Israeli news daily Haaretz reported, according to Ma’an, that the landowners were cultivating land that had been seized by an Israeli military order in the late 1960s, declaring it a “closed military zone.”
During the hearing on Thursday, the court allegedly tried to persuade the Palestinian landowners to accept financial compensation rather than the land. But, when they refused, the court ruled against them.
“‘During the hearings, we tried to bring the parties to an agreement under which the heirs would get financial compensation for the unfavorable situation in which they found themselves. Unfortunately, the arrangement did not help and we cannot attribute this to the respondents,’ meaning the state and settlers,” Haaretz quoted the court as saying.
“The justices stressed that ‘there is nothing in this ruling that prevents the petitioners from petitioning for the annulment of the military closure order or to petition against the use of the land by the respondents.’”
According to Haaretz, the lands were given by the state to the World Zionist Organization in the 1980’s,who then allocated the land to illegal settlers residing in the area.

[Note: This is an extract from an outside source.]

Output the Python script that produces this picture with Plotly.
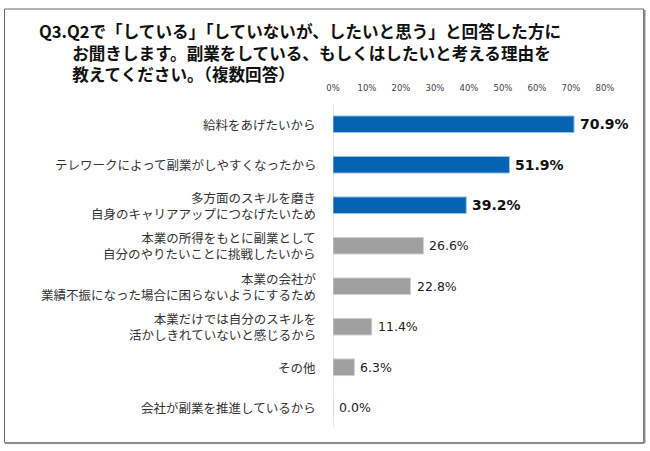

The largest area, some 5,000 dunams (1,250 acres), is now a date grove, Haaretz said.
Since the occupation of the West Bank, including East Jerusalem, in 1967, between 500,000 and 600,000 Israelis have moved into Israeli settlements in occupied Palestinian territory, in violation of international law.
Earlier this month, reports emerged on plans announced by the Israeli Minister of Housing to increase settlement construction in the Jordan Valley and double the number of settlers residing the area from 6,000 to 12,000.
Rights groups have said that Israeli closed military zones, also known as a “firing zones,” are used as a pretext to fully annex portions of the occupied West Bank.
Nearly 20 percent of the occupied West Bank has been declared “firing zones” since the 1970s, but according to the UN, some 80 percent of these areas are not, in fact, used for military training. However, when military training does take place, Israeli forces families to leave their homes for hours or days at a time until the drill is over.
The Jordan Valley forms a third of the occupied West Bank, with 88 percent of its land classified as Area C — under full Israeli military control.
Demolitions of Palestinian infrastructure and residences occur frequently in Area C, with the Jordan Valley’s Bedouin and herding communities being particularly vulnerable to such policies.